STATED EXERCISE:
State only how many lines below include the string "chart".

AVAILABLE DATA:
::::
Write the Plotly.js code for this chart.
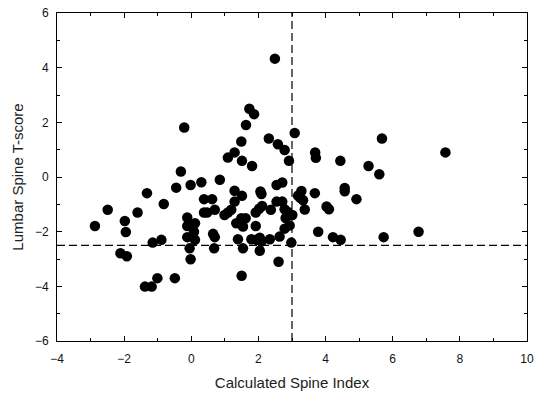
<!DOCTYPE html>
<html>
<head>
<meta charset="utf-8">
<script src="https://cdn.plot.ly/plotly-3.0.1.min.js"></script>
<style>
html,body{margin:0;padding:0;background:#fff;}
#chart{width:535px;height:396px;}
</style>
</head>
<body>
<div id="chart"></div>
<script>
const spineIndex = [
  2.49, 1.73, 1.87, 1.63, -0.21, 3.08, 2.31, 1.49, 2.58, 2.78,
  1.29, 1.09, 1.51, 2.91, 1.81, -0.31, 5.68, 3.69, 3.71, 4.44,
  5.28, 5.60, 7.57, 0.30, 0.85, -0.02, 2.54, 2.71, 4.57, 4.57,
  3.28, 3.68, 3.18, 3.25, 3.33, 4.92, 2.54, 2.71, 4.03, 4.10,
  3.38, 2.78, 2.88, 3.01, 2.81, 2.93, 2.78, 3.78, 4.22, 4.45,
  5.73, 6.77, 2.63, 2.98, 2.60, -0.45, -1.32, -0.82, -2.49, -1.60,
  -2.87, -1.98, -1.95, -1.15, -0.89, -2.11, -1.92, -1.01, -0.49, -1.38,
  -1.18, -0.02, -0.05, -0.12, -0.12, 0.11, 0.08, -0.12, 0.11, 0.38,
  0.62, 0.38, 0.47, 0.70, 0.65, 0.70, 0.68, 1.29, 1.51, 1.29,
  0.99, 1.09, 1.19, 1.34, 1.49, 1.62, 1.54, 1.39, 1.54, 1.50,
  2.06, 2.09, 1.92, 2.02, 2.11, 2.37, 1.92, 1.79, 1.94, 2.04,
  2.09, 2.34, 2.04
];
const tScore = [
  4.33, 2.50, 2.30, 1.90, 1.81, 1.61, 1.41, 1.30, 1.20, 0.99,
  0.90, 0.71, 0.59, 0.59, 0.40, 0.20, 1.41, 0.90, 0.70, 0.59,
  0.40, 0.10, 0.90, -0.19, -0.10, -0.29, -0.29, -0.20, -0.40, -0.52,
  -0.51, -0.59, -0.68, -0.77, -0.85, -0.81, -0.90, -0.90, -1.08, -1.18,
  -1.19, -1.18, -1.28, -1.39, -1.50, -1.77, -1.89, -2.00, -2.20, -2.30,
  -2.20, -2.00, -2.18, -2.40, -3.10, -0.39, -0.59, -0.99, -1.20, -1.30,
  -1.79, -1.61, -2.01, -2.40, -2.30, -2.79, -2.90, -3.70, -3.70, -4.01,
  -4.01, -3.01, -2.61, -1.48, -1.79, -1.69, -2.00, -2.20, -2.30, -0.81,
  -0.81, -1.30, -1.30, -1.20, -2.08, -2.20, -2.61, -0.50, -0.69, -0.90,
  -1.39, -1.30, -1.20, -1.69, -1.51, -1.51, -1.81, -2.28, -2.61, -3.61,
  -0.53, -0.62, -1.30, -1.16, -1.06, -1.20, -1.79, -2.28, -2.30, -2.22,
  -2.36, -2.28, -2.70
];
const xCutoff = 3;
const yCutoff = -2.5;
const xRange = [-4, 10];
const yRange = [-6, 6];

const axisCommon = {
  showline: true, linecolor: '#000', linewidth: 1, mirror: 'ticks',
  ticks: 'inside', ticklen: 5, tickcolor: '#000', tickwidth: 1,
  showgrid: false, zeroline: false,
  tickfont: {family: 'Liberation Sans, Arial, sans-serif', size: 12, color: '#111'},
  minor: {ticks: 'inside', ticklen: 3, tickcolor: '#000', dtick: 1, showgrid: false}
};

const trace = {
  x: spineIndex, y: tScore, type: 'scatter', mode: 'markers',
  marker: {color: '#000', size: 10.5, line: {width: 0}},
  hoverinfo: 'x+y'
};

const layout = {
  width: 535, height: 396,
  margin: {l: 57, r: 8, t: 13, b: 55},
  paper_bgcolor: '#fff', plot_bgcolor: '#fff',
  showlegend: false,
  font: {family: 'Liberation Sans, Arial, sans-serif', color: '#000'},
  xaxis: Object.assign({}, axisCommon, {
    range: xRange, dtick: 2, tick0: -4, ticklabelstandoff: 7,
    title: {text: 'Calculated Spine Index', font: {size: 15, color: '#222'}, standoff: 12}
  }),
  yaxis: Object.assign({}, axisCommon, {
    range: yRange, dtick: 2, tick0: -6, ticklabelstandoff: 5,
    title: {text: 'Lumbar Spine T-score', font: {size: 15, color: '#222'}, standoff: 7}
  }),
  shapes: [
    {type: 'line', xref: 'x', yref: 'paper', x0: xCutoff, x1: xCutoff, y0: 0, y1: 1,
     line: {color: '#000', width: 1.2, dash: '8px,4px'}, layer: 'below'},
    {type: 'line', xref: 'paper', yref: 'y', x0: 0, x1: 1, y0: yCutoff, y1: yCutoff,
     line: {color: '#000', width: 1.2, dash: '8px,4px'}, layer: 'below'}
  ]
};

Plotly.newPlot('chart', [trace], layout, {staticPlot: true, displayModeBar: false});
</script>
</body>
</html>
::::
WRITTEN ANSWER:
4